Another great touch which differentiates this from your run of the mill running jacket are the thumb holes. Okay, it might seem like a small thing but one of my favourite rain jackets doesn’t have them, and wrapping my hands up into little fists with my thumbs looped through my top layer helps to keep my extremities warm – having them on the rain jacket means you don’t have to worry about a fleece or a long sleeved top having them.
The best bit is the small mitts that are tucked into the sleeves of the jacket. They are completely unobtrusive – you wouldn’t realise they were there if you didn’t know. You can slip the attached mitts over your hands and then through the thumb holes.
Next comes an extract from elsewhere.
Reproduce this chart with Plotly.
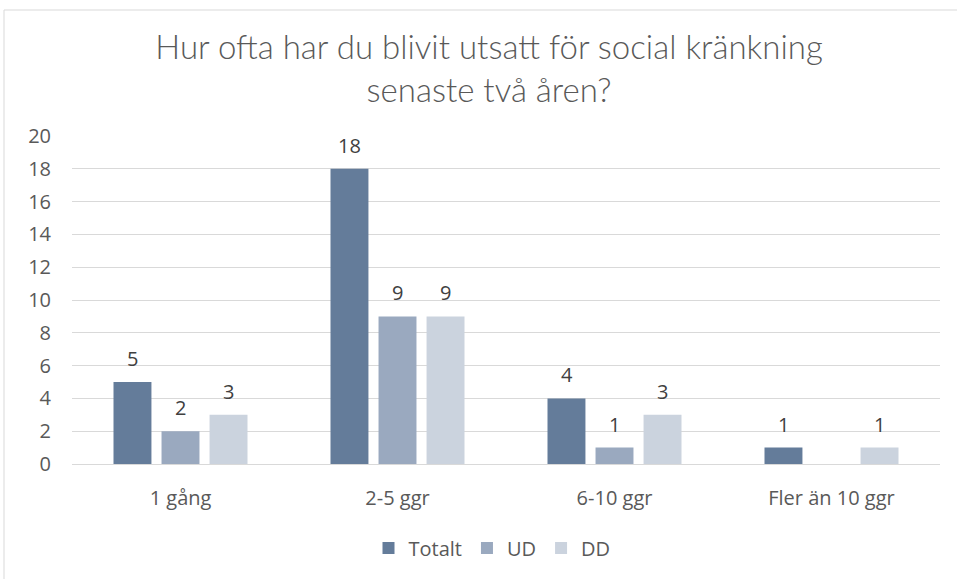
import plotly.graph_objects as go

categories = ["1 gång", "2-5 ggr", "6-10 ggr", "Fler än 10 ggr"]
totalt = [5, 18, 4, 1]
ud = [2, 9, 1, None]
dd = [3, 9, 3, 1]
series_names = ["Totalt", "UD", "DD"]
colors = ["#647c9a", "#9aa9bf", "#cbd3de"]
title_text = "Hur ofta har du blivit utsatt för social kränkning<br>senaste två åren?"

W, H = 957, 579
L, R, T, B = 72, 17, 136, 115
pw = W - L - R
ph = H - T - B

fig = go.Figure()
series = [totalt, ud, dd]
for name, vals, c in zip(series_names, series, colors):
    fig.add_trace(go.Bar(x=categories, y=vals, name=name, marker=dict(color=c, line=dict(width=0))))

# data labels
shifts = [-48, 0, 48]
for vals, xs in zip(series, shifts):
    for cat, v in zip(categories, vals):
        if v is None:
            continue
        fig.add_annotation(x=cat, y=v, xref="x", yref="y", text=str(v), showarrow=False,
                           xshift=xs, yshift=8, yanchor="bottom",
                           font=dict(family="Open Sans", size=20, color="#404040"))

# outer frame
fig.add_shape(type="rect", xref="paper", yref="paper",
              x0=(4 - L) / pw, x1=(W + 5 - L) / pw,
              y0=-(B + 20) / ph, y1=(ph + T - 10) / ph,
              line=dict(color="#d9d9d9", width=1), fillcolor="rgba(0,0,0,0)", layer="below")

fig.update_layout(
    width=W, height=H,
    margin=dict(l=L, r=R, t=T, b=B),
    paper_bgcolor="white", plot_bgcolor="white",
    barmode="group", bargap=0.336, bargroupgap=0.21,
    title=dict(text=title_text, x=489 / W, xanchor="center", xref="container",
               y=1 - 59 / H, yanchor="middle", yref="container",
               font=dict(family="Lato", size=33, color="#595959", weight=300)),
    font=dict(family="Open Sans", color="#595959"),
    legend=dict(orientation="h", x=(492 - L) / pw, xanchor="center", y=-(548 - (H - B)) / ph, yanchor="middle",
                font=dict(family="Open Sans", size=20, color="#595959"), itemwidth=30, traceorder="normal"),
    showlegend=True,
)
fig.update_yaxes(range=[0, 20], dtick=2, showgrid=True, gridcolor="#d9d9d9", gridwidth=1,
                 zeroline=True, zerolinecolor="#d9d9d9", zerolinewidth=1, showline=False,
                 tickfont=dict(family="Open Sans", size=20, color="#595959"), ticklabelstandoff=20)
fig.update_xaxes(showgrid=False, showline=False,
                 tickfont=dict(family="Open Sans", size=20, color="#595959"), ticklabelstandoff=20)

fig.write_html("out.html", config={"displayModeBar": False},
               post_script="document.body.style.margin='0px';")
This is perfect if you forget your gloves, or if you think it isn’t going to be that cold but realise a while in that it is. This might sound like a small thing, but this level of detail sets this item apart.
The only drawback with the rain jacket is the lack of a hood. While there are other heavier rain jackets in the range that come with a hood, it seems a bit of an oversight for a jacket like this not to have one. Of course in wet weather a buff or beanie can prevent the worst of the rain from spoiling your run, but on long runs with heavy persistent run these are unlikely to make the rain run off and it will eventually soak in and affect your enjoyment of the run. However the neck of the rain jacket does close very high up the neck to prevent rain from running down your neck and drenching you from the inside.
With that drawback it is a relatively expensive jacket. However if you want something for runs where you are unlikely to be out for a long time or for light to medium weather, and can make do with a beanie/buff combo to keep your head dry, this is a classy go to jacket.
Ashmei Men’s Merino Running Beanie
The coming winter months of course don’t just bring rain, but also freezing temperatures, and as every person who’s ever run through winter knows, your ears will take the brunt of that. With Iceland in March simulating the worst of the British winter temperatures, the Ashmei beanie would be put through it’s paces.
The Ashmei merino beanie is near perfect for getting you though the cold weather. Utilising Ashmei’s signature blend of fabric including merino wool means that the merino running beanie is incredibly warm, but also means that it wicks sweat away quickly. This increases the temperature ‘sweet spot’ that you can comfortably wear the beanie at, preventing you from having to take it off and then put it back on again to regulate temperature.
There’s not much more to it than that – the only thing that would prevent me from giving it full marks is that if you’ve got a bit of hair and a big head the very bottom of your ears may poke out. That said, compared to a lot of running hats I’ve had it is by no means the worst offender, and the problem can be solved with the type of light buff which you occasionally pick up in race goodie bags. Like the gilet, this comes in three colourways (although it is out of stock online at the moment, I anticipate it will be available again soon for winter) – red with black detailing (pictured), black with red detailing, and grey with black detailing.